* _DATA FOR PROCESSING_:
·····

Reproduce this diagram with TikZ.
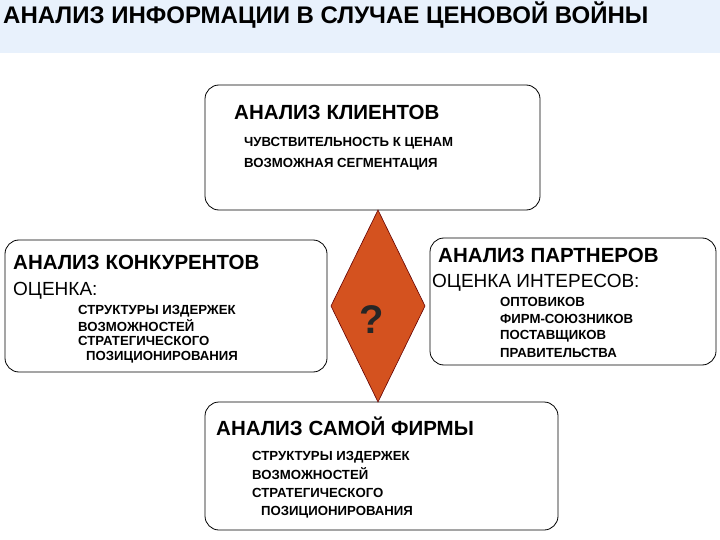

·····

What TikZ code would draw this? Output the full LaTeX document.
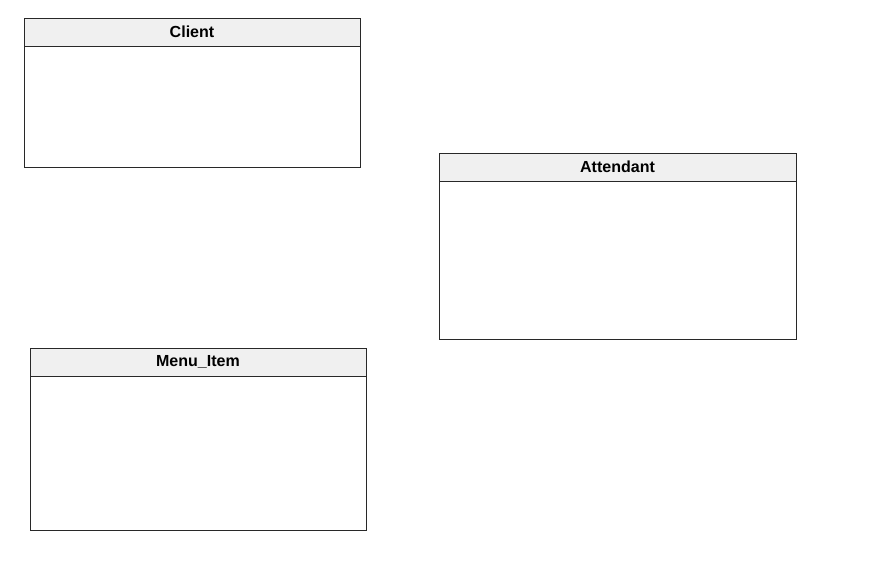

·····

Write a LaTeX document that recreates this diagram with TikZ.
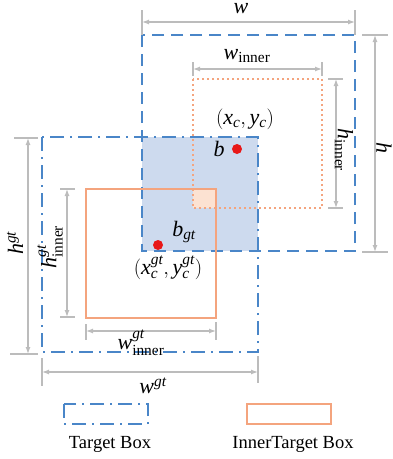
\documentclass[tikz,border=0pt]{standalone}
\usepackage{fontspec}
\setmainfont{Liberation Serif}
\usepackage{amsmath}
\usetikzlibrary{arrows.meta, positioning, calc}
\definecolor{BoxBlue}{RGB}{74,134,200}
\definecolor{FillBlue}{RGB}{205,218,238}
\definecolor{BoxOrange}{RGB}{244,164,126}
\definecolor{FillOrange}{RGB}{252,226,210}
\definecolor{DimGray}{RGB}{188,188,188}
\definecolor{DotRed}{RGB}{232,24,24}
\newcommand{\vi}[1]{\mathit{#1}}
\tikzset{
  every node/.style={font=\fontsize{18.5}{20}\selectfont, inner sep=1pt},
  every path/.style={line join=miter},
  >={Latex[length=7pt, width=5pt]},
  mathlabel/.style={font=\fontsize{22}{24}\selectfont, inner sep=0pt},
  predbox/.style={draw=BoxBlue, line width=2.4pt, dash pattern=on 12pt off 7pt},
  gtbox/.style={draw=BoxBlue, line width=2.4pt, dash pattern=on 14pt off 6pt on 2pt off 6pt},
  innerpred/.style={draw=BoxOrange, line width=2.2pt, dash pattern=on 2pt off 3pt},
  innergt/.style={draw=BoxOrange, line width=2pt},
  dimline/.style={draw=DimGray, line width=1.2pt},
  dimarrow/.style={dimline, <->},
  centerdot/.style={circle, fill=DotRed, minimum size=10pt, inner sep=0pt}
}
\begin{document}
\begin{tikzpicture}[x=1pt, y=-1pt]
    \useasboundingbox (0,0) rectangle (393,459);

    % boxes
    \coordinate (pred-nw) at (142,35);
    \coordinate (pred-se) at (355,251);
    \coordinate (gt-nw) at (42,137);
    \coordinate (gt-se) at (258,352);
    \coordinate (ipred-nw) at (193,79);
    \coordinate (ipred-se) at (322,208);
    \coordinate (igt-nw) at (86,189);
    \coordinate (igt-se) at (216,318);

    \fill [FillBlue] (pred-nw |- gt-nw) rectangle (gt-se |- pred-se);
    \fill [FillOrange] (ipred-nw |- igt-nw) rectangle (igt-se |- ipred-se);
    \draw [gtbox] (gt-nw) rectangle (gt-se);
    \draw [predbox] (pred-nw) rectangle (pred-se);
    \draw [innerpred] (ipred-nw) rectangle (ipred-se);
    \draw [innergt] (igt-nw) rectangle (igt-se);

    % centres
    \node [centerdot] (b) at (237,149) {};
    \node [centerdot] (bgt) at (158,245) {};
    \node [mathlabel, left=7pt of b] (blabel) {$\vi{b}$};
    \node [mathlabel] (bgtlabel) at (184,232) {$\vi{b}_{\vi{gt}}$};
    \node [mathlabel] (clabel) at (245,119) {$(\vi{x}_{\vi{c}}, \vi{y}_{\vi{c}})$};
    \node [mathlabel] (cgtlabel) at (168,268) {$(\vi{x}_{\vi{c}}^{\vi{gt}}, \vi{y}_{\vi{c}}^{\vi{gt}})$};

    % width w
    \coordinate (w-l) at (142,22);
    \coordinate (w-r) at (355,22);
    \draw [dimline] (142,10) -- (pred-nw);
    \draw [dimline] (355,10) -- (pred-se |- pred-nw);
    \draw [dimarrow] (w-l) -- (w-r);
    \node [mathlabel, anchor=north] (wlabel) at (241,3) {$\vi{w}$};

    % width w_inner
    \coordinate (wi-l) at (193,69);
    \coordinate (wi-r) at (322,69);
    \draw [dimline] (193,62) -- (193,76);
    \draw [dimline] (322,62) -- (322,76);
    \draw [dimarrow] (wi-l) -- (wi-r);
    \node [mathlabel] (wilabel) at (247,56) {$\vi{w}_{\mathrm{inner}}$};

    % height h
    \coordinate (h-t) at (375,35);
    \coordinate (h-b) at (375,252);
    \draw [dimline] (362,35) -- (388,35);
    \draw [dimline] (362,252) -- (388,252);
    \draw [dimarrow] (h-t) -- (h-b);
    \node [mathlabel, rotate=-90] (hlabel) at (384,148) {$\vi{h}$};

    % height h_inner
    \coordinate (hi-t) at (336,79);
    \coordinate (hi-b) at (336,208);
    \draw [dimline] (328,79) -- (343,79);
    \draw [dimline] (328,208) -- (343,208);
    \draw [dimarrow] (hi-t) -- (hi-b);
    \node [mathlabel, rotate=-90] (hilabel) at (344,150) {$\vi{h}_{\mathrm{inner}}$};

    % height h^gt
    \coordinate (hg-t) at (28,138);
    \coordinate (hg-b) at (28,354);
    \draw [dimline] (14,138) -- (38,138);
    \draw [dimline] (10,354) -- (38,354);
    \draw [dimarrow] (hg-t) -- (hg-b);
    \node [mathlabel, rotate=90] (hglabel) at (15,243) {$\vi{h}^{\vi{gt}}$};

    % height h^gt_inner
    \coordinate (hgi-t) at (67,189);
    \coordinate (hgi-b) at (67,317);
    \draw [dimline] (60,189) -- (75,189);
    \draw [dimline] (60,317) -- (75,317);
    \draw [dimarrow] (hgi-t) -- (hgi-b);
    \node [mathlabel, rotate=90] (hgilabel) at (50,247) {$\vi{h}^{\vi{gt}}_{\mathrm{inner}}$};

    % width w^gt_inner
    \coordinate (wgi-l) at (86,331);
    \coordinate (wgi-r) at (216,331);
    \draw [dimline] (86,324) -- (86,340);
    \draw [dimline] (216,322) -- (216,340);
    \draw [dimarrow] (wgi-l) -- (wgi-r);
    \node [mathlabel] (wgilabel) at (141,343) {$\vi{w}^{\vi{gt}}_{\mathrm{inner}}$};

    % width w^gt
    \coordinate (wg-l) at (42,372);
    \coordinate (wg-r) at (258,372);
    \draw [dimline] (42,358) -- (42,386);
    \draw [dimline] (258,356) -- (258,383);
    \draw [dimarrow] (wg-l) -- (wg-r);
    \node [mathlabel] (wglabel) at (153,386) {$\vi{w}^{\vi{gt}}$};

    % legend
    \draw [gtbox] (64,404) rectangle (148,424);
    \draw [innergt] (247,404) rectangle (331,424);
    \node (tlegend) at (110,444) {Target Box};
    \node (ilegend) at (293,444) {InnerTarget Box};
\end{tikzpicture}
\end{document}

·····

* _WHAT YOU NEED TO DO_: Give back the exact lines above, running from the one that has "Write a LaTeX" through the one that has "(igt-se) at (216,318);", with nothing added and no pictures.

* _CORRECT ANSWER_:
Write a LaTeX document that recreates this diagram with TikZ.
\documentclass[tikz,border=0pt]{standalone}
\usepackage{fontspec}
\setmainfont{Liberation Serif}
\usepackage{amsmath}
\usetikzlibrary{arrows.meta, positioning, calc}
\definecolor{BoxBlue}{RGB}{74,134,200}
\definecolor{FillBlue}{RGB}{205,218,238}
\definecolor{BoxOrange}{RGB}{244,164,126}
\definecolor{FillOrange}{RGB}{252,226,210}
\definecolor{DimGray}{RGB}{188,188,188}
\definecolor{DotRed}{RGB}{232,24,24}
\newcommand{\vi}[1]{\mathit{#1}}
\tikzset{
  every node/.style={font=\fontsize{18.5}{20}\selectfont, inner sep=1pt},
  every path/.style={line join=miter},
  >={Latex[length=7pt, width=5pt]},
  mathlabel/.style={font=\fontsize{22}{24}\selectfont, inner sep=0pt},
  predbox/.style={draw=BoxBlue, line width=2.4pt, dash pattern=on 12pt off 7pt},
  gtbox/.style={draw=BoxBlue, line width=2.4pt, dash pattern=on 14pt off 6pt on 2pt off 6pt},
  innerpred/.style={draw=BoxOrange, line width=2.2pt, dash pattern=on 2pt off 3pt},
  innergt/.style={draw=BoxOrange, line width=2pt},
  dimline/.style={draw=DimGray, line width=1.2pt},
  dimarrow/.style={dimline, <->},
  centerdot/.style={circle, fill=DotRed, minimum size=10pt, inner sep=0pt}
}
\begin{document}
\begin{tikzpicture}[x=1pt, y=-1pt]
    \useasboundingbox (0,0) rectangle (393,459);

    % boxes
    \coordinate (pred-nw) at (142,35);
    \coordinate (pred-se) at (355,251);
    \coordinate (gt-nw) at (42,137);
    \coordinate (gt-se) at (258,352);
    \coordinate (ipred-nw) at (193,79);
    \coordinate (ipred-se) at (322,208);
    \coordinate (igt-nw) at (86,189);
    \coordinate (igt-se) at (216,318);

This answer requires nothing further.